Молотов был даже более откровенен в этом вопросе. «Не о “гибели мировой цивилизации” и не о “гибели человеческого рода” должен говорить коммунист, — сказал он на Пленуме, — а о том, чтобы подготовить и мобилизовать все силы для уничтожения буржуазии»{1844}. «Как можно утверждать, — говорил он, — что при атомной войне может погибнуть цивилизация?.. Разве можем мы настраивать так народы, что в случае войны все должны погибнуть? Тогда зачем же нам строить социализм, зачем беспокоиться о завтрашнем дне? Уж лучше сейчас запастись всем гробами… Видите, к каким нелепостям, к каким вредным вещам приводят те или иные ошибки в политических вопросах»{1845}. Молотов не принимал концепции мирного сосуществования, потому что она означала, что мир теперь имеет большее значение, чем борьба с империализмом. Но Маленков шел дальше: если социализм не сможет выйти победителем в мировой войне, тогда ясно, что приоритет должен быть отдан устранению войны. Такая концепция, по Молотову, заслуживала «проклятья», поскольку он считал ее равноценной отказу от дела коммунизма.

В марте 1955 г., через месяц после отставки Маленкова с поста председателя Совета министров, его тезис был подвергнут массированной атаке на страницах журнала «Коммунист», ведущего теоретического журнала партии. В редакционной статье «Судьбы мира и цивилизации решают народы» декларировалось, что, хотя последние испытания показали значительное увеличение разрушительной мощи ядерного оружия, термоядерная война не уничтожит мировую цивилизацию. Судьба человечества не может быть решена наукой и техникой; она зависит от характера социальных отношений, от состояния и уровня классовой борьбы между прогрессивными силами и силами реакции. Никакое оружие, даже водородная бомба, не может изменить законы общественного развития{1846}.

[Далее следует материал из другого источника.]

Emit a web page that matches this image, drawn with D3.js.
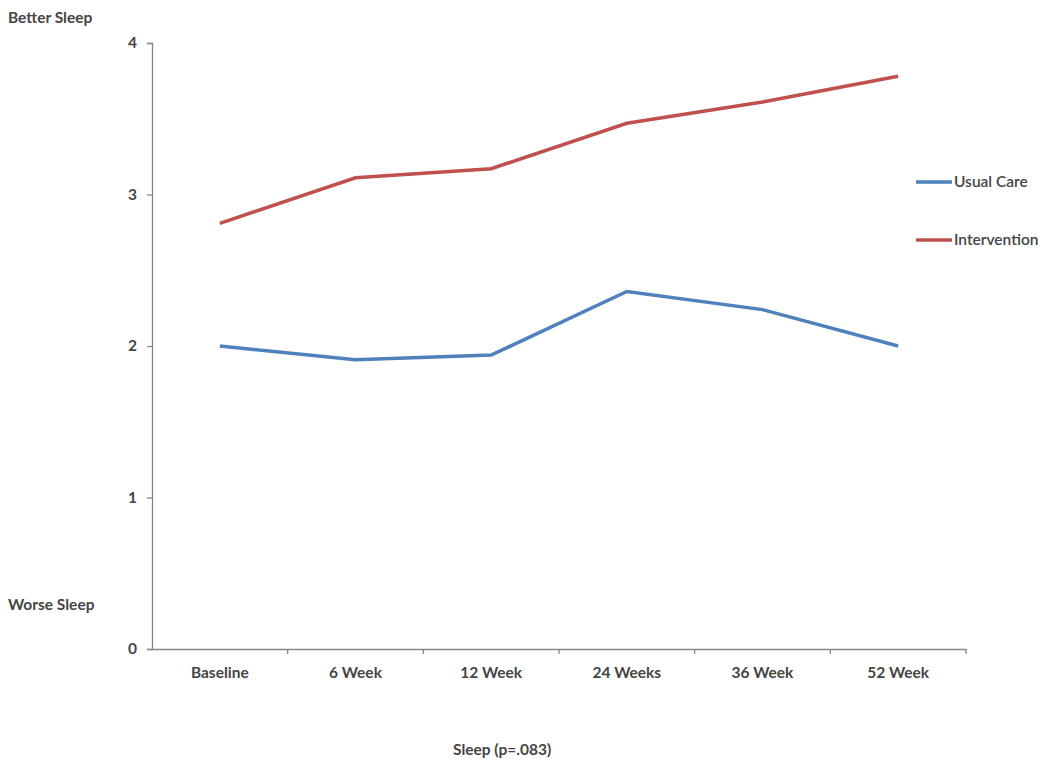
<!DOCTYPE html>
<html><head><meta charset="utf-8">
<script src="https://cdn.jsdelivr.net/npm/d3@7"></script>
<style>body{margin:0;background:#fff}</style>
</head><body>
<svg id="c" width="1050" height="769"></svg>
<script>
const categories = ["Baseline","6 Week","12 Week","24 Weeks","36 Week","52 Week"];
const usualCare = [2.00,1.91,1.94,2.36,2.24,2.00];
const intervention = [2.81,3.11,3.17,3.47,3.61,3.78];
const yTicks = [0,1,2,3,4];
const seriesNames = ["Usual Care","Intervention"];
const colors = ["#4F81BD","#C0504D"];

(function(){
const svg = d3.select("#c");
const font = "Lato, 'Open Sans', sans-serif";
const txt = "#454545";
const mLeft = 152, mRight = 966, mTop = 43, mBottom = 649;
const x = d3.scaleBand().domain(categories).range([mLeft,mRight]);
const y = d3.scaleLinear().domain([0,4]).range([mBottom,mTop]);

const gy = svg.append("g").attr("transform",`translate(${mLeft},0)`)
  .call(d3.axisLeft(y).tickValues(yTicks).tickFormat(d3.format("d")).tickSize(5).tickPadding(10));
const gx = svg.append("g").attr("transform",`translate(0,${mBottom})`)
  .call(d3.axisBottom(x).tickSize(0).tickPadding(18));
gx.selectAll(".bnd").data(categories).enter().append("line")
  .attr("x1",d=>x(d)+x.bandwidth()).attr("x2",d=>x(d)+x.bandwidth())
  .attr("y1",0).attr("y2",5);
[gx,gy].forEach(g=>{
  g.selectAll("path,line").attr("stroke","#868686").attr("stroke-width",1.3);
  g.selectAll("text").attr("font-family",font).attr("font-size",15.5).attr("font-weight","bold").attr("fill",txt);
});

const line = d3.line().x((d,i)=>x(categories[i])+x.bandwidth()/2).y(d=>y(d));
[usualCare,intervention].forEach((s,i)=>{
  svg.append("path").datum(s).attr("d",line).attr("fill","none")
    .attr("stroke",colors[i]).attr("stroke-width",3.5);
});

const ly = [182,240];
seriesNames.forEach((n,i)=>{
  svg.append("line").attr("x1",916).attr("x2",952).attr("y1",ly[i]).attr("y2",ly[i])
    .attr("stroke",colors[i]).attr("stroke-width",3.5);
  svg.append("text").attr("x",954).attr("y",ly[i]+5).text(n)
    .attr("font-family",font).attr("font-size",15.5).attr("font-weight",600).attr("fill",txt);
});

const labels = [["Better Sleep",8,23],["Worse Sleep",8,610],["Sleep (p=.083)",453,755]];
labels.forEach(([t,lx,lyy])=>{
  svg.append("text").attr("x",lx).attr("y",lyy).text(t)
    .attr("font-family",font).attr("font-size",15.5).attr("font-weight","bold").attr("fill",txt);
});
})();
</script>
</body></html>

Статья, которую Малышев послал Хрущеву, Маленкову и Молотову, никак не поддерживала аргументы, выдвинутые «Коммунистом». Курчатов и его коллеги ясно и последовательно излагали свою точку зрения, привлекая внимание руководства к ужасным последствиям ядерной войны. Есть свидетельства того, что они поступали так же и при других обстоятельствах.

Много лет спустя Хрущев описал свою реакцию на полную информацию об ядерном оружии, полученную им в сентябре 1953 г. «Когда я был избран первым секретарем Центрального Комитета, — сказал он, — и узнал все, относящееся к ядерным силам, я не мог спать несколько дней. Затем я пришел к убеждению, что мы никогда не сможем использовать это оружие, а когда понял это, то снова получил возможность спать. Но все равно, мы должны быть готовы. Наше понимание не является достаточным ответом на самонадеянность империалистов»{1847}.

Возможно, что человеком, который ознакомил Хрущева с этими проблемами, мог быть Курчатов. Если Анатолий Александров точен, когда говорит, что Курчатов вернулся в Москву потрясенный произведенным в августе 1953 г. испытанием, тогда, по всей вероятности, он сообщил Хрущеву о своих ощущениях.

Причина, по которой позиция Маленкова встретила со стороны Хрущева немотивированную критику и обвинение в политическом оппортунизме, заключается в том, что содержала новый взгляд на результаты ядерной войны. Хрущев не мог согласиться с ней, так как она вступала в противоречие с основными политическими и идеологическими установками партии. Таково было основное содержание критики, направленной против Маленкова. В результате позиция советского руководства стала носить двойственный, по сути шизофренический характер: признание разрушительных последствий ядерной войны, представляющих равную опасность как для Советского Союза, так и для Запада, и официальная точка зрения на то, что эта война означала бы конец капитализма.